<Can anyone please explain what shares outstanding are?>
Glad to explain, as long as you are a Packers fan and think the Bears still suck......
In the articles of incorporation, a company specifies how many shares are authorized. Authorized is a lot different than outstanding. A company may have 100MM shares authorized, but only 36 actual shares outstanding, or it may have 99MM shares outstanding. The number of shares outstanding cannot exceed the number authorized, and IIRR, it takes shareholder approval to change the number of shares authorized. The Board of Directors (BoD) determines what those authorized shares are to be used for.
After incorporation, the company starts selling shares. Suppose BoD of our 100MM authorized share company decides to sell 25MM shares to some investors and the public. They then have 100MM authorized but only 25MM outstanding.
The company then does a share swap to buy out another company with 10MM shares. It then has 35MM shares outstanding.
The board of directors then decides to buy back 5MM shares, after they do that, then then have 30MM shares outstanding. Sometimes the buybacks are sort of temporary, when those bought back shares are still outstanding, but held in the Treasury of the company. Or bought back shares may be retired, and then not considered outstanding anymore.
The number of shares outstanding is crucial to understanding the value of the shares. If a company has earnings and/or assets to support an overall company-wide valuation of $50 million, then if they have 10MM shares outstanding, hopefully you and the market value each share at around $5 each ($5 per share x 10MM shares = $50 million valuation).
Before securities legislation required a lot of disclosure, unethical companies (railroads were famous for this) would keep on selling shares into the market, and nobody really knew how many were outstanding at any given time. This leads to dilution - so many shares of stock are issued, the stock is essentially "watered down" much like an unscrupulous barkeep would "water down" (add water) to the expensive liquors. Imagine what happend if the market thinks there are 10MM shares outstanding for a company worth 50 million, but then all the sudden the management says "Uh....we've secretly sold 10MM more shares into the market". The price per share then drops instantly, and ALL the stockholders are screwed. That is why the number of shares outstanding is a required disclosure, and also pending sales and buybacks.
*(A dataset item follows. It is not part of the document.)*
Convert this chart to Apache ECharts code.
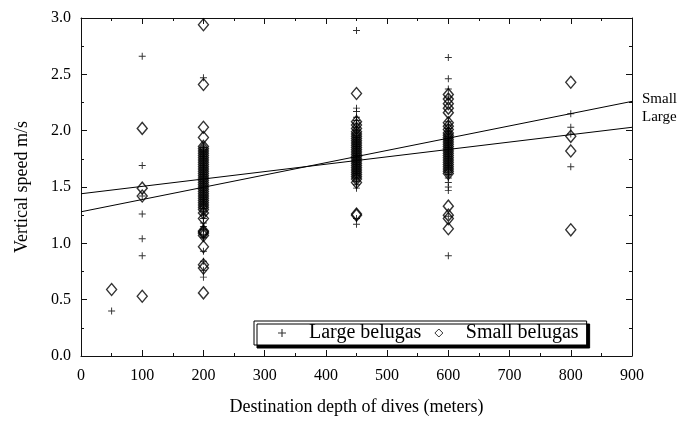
<!DOCTYPE html>
<html>
<head>
  <meta charset="utf-8">
</head>
<body style="margin: 0">
  <div id="container" style="width: 687px; height: 421px"></div>

  <script type="text/javascript" src="https://fastly.jsdelivr.net/npm/echarts@6/dist/echarts.min.js"></script>
  <script type="text/javascript">
    // dive depths (m) and the vertical speeds read at each depth
    var depths = [50, 100, 200, 450, 600, 800];
    var largeSpeeds = [
      [0.40],
      [2.66, 1.69, 1.42, 1.26, 1.04, 0.89],
      [2.47, 1.85, 1.83, 1.81, 1.79, 1.77, 1.75, 1.73, 1.71, 1.69, 1.67, 1.65, 1.63, 1.61, 1.59, 1.57,
       1.55, 1.53, 1.51, 1.49, 1.47, 1.45, 1.43, 1.41, 1.39, 1.37, 1.35, 1.33, 1.31, 1.28, 1.25, 1.22,
       1.18, 1.15, 1.12, 1.08, 1.05, 0.93, 0.84, 0.76, 0.70],
      [2.89, 2.20, 2.17, 2.12, 2.09, 2.06, 2.03, 2.00, 1.98, 1.96, 1.94, 1.92, 1.90, 1.88, 1.86, 1.84,
       1.82, 1.80, 1.78, 1.76, 1.74, 1.72, 1.70, 1.68, 1.66, 1.64, 1.62, 1.60, 1.58, 1.55, 1.52, 1.49,
       1.22, 1.17],
      [2.65, 2.46, 2.37, 2.30, 2.08, 2.05, 2.02, 1.99, 1.97, 1.95, 1.93, 1.91, 1.89, 1.87, 1.85, 1.83,
       1.81, 1.79, 1.77, 1.75, 1.73, 1.71, 1.69, 1.67, 1.65, 1.63, 1.61, 1.58, 1.54, 1.50, 1.47, 1.24,
       0.89],
      [2.15, 2.03, 1.97, 1.68]
    ];
    var smallSpeeds = [
      [0.59],
      [2.02, 1.49, 1.42, 0.53],
      [2.94, 2.41, 2.03, 1.94, 1.86, 1.84, 1.82, 1.80, 1.78, 1.76, 1.74, 1.72, 1.70, 1.68, 1.66, 1.64,
       1.62, 1.60, 1.58, 1.56, 1.54, 1.52, 1.50, 1.48, 1.46, 1.44, 1.42, 1.40, 1.38, 1.36, 1.34, 1.32,
       1.30, 1.27, 1.22, 1.11, 1.10, 1.09, 1.07, 0.97, 0.81, 0.78, 0.56],
      [2.33, 2.08, 2.05, 2.02, 1.99, 1.97, 1.95, 1.93, 1.91, 1.89, 1.87, 1.85, 1.83, 1.81, 1.79, 1.77,
       1.75, 1.73, 1.71, 1.69, 1.67, 1.65, 1.63, 1.61, 1.59, 1.57, 1.54, 1.26, 1.25],
      [2.32, 2.28, 2.24, 2.20, 2.16, 2.07, 2.04, 2.01, 1.98, 1.96, 1.94, 1.92, 1.90, 1.88, 1.86, 1.84,
       1.82, 1.80, 1.78, 1.76, 1.74, 1.72, 1.70, 1.68, 1.66, 1.64, 1.62, 1.33, 1.25, 1.22, 1.13],
      [2.43, 1.95, 1.82, 1.12]
    ];
    // regression lines, end points
    var smallFit = [[0, 1.28], [900, 2.26]];
    var largeFit = [[0, 1.44], [900, 2.03]];

    function pairs(speeds) {
      var out = [];
      speeds.forEach(function (list, i) {
        list.forEach(function (v) { out.push([depths[i], v]); });
      });
      return out;
    }

    var font = 'Liberation Serif';
    var plusPath = 'path://M4.3,0H5.7V10H4.3ZM0,4.3H10V5.7H0Z';

    var dom = document.getElementById('container');
    var myChart = echarts.init(dom, null, { renderer: 'canvas' });

    var tickX = {
      min: 0, max: 900, interval: 100,
      axisLine: { show: true, onZero: false, lineStyle: { color: '#111', width: 1 } },
      axisTick: { show: true, inside: true, length: 6, lineStyle: { color: '#111' } },
      minorTick: { show: true, splitNumber: 2, length: 3, lineStyle: { color: '#111' } },
      splitLine: { show: false }
    };
    var tickY = {
      min: 0, max: 3, interval: 0.5,
      axisLine: { show: true, onZero: false, lineStyle: { color: '#111', width: 1 } },
      axisTick: { show: true, inside: true, length: 6, lineStyle: { color: '#111' } },
      minorTick: { show: true, splitNumber: 2, length: 3, lineStyle: { color: '#111' } },
      splitLine: { show: false }
    };

    var option = {
      animation: false,
      backgroundColor: '#fff',
      textStyle: { fontFamily: font, color: '#000' },
      grid: { left: 81, right: 55, top: 18, bottom: 61 },
      legend: {
        data: [
          { name: 'Large belugas', icon: plusPath, itemStyle: { borderWidth: 0 } },
          { name: 'Small belugas', icon: 'diamond', itemStyle: { borderWidth: 1 } }
        ],
        left: 254, top: 321,
        itemWidth: 8, itemHeight: 8, itemGap: 13,
        padding: [2, 8, 2, 24],
        backgroundColor: '#fff',
        borderColor: '#000', borderWidth: 1,
        shadowColor: '#000', shadowBlur: 0, shadowOffsetX: 3, shadowOffsetY: 3,
        textStyle: { fontFamily: font, fontSize: 20, color: '#000', padding: [0, 0, 0, 18] }
      },
      xAxis: [
        Object.assign({}, tickX, {
          type: 'value', position: 'bottom',
          name: 'Destination depth of dives (meters)',
          nameLocation: 'middle', nameGap: 42,
          nameTextStyle: { fontFamily: font, fontSize: 18, color: '#000' },
          axisLabel: { fontFamily: font, fontSize: 16, color: '#000', margin: 12 }
        }),
        Object.assign({}, tickX, {
          type: 'value', position: 'top', axisLabel: { show: false }
        })
      ],
      yAxis: [
        Object.assign({}, tickY, {
          type: 'value', position: 'left',
          name: 'Vertical speed m/s',
          nameLocation: 'middle', nameGap: 50,
          nameTextStyle: { fontFamily: font, fontSize: 18, color: '#000' },
          axisLabel: {
            fontFamily: font, fontSize: 16, color: '#000', margin: 10,
            formatter: function (v) { return v.toFixed(1); }
          }
        }),
        Object.assign({}, tickY, {
          type: 'value', position: 'right', axisLabel: { show: false }
        })
      ],
      series: [
        {
          name: 'Large belugas',
          type: 'scatter',
          symbol: plusPath,
          symbolSize: 7,
          itemStyle: { color: '#000' },
          data: pairs(largeSpeeds)
        },
        {
          name: 'Small belugas',
          type: 'scatter',
          symbol: 'diamond',
          symbolSize: [10, 12],
          itemStyle: { color: 'rgba(0,0,0,0)', borderColor: '#000', borderWidth: 1.4 },
          data: pairs(smallSpeeds)
        },
        {
          name: 'Small fit',
          type: 'line',
          symbol: 'none',
          silent: true,
          lineStyle: { color: '#000', width: 1 },
          endLabel: { show: true, formatter: 'Small', fontFamily: font, fontSize: 15, color: '#000', offset: [2, -2] },
          data: smallFit
        },
        {
          name: 'Large fit',
          type: 'line',
          symbol: 'none',
          silent: true,
          lineStyle: { color: '#000', width: 1 },
          endLabel: { show: true, formatter: 'Large', fontFamily: font, fontSize: 15, color: '#000', offset: [2, -10] },
          data: largeFit
        }
      ]
    };

    myChart.setOption(option);
    window.addEventListener('resize', myChart.resize);
  </script>
</body>
</html>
Another form of dilution is if the shares are valued by the market at $5 each, and the board decides to sell more at $4 each. Suppose our $50MM value, 10MM share company (each share worth $5) decides to sell 10MM more shares at $4 without having a brillant plan for utilizing the new cash, it's just going to sit on it. The company would probably be valued by the market at around $90MM, divided by 20MM shares now oustanding, each share is only worth $4.50 now, and all the original holders just saw their holdings value get diluted down from $5.00.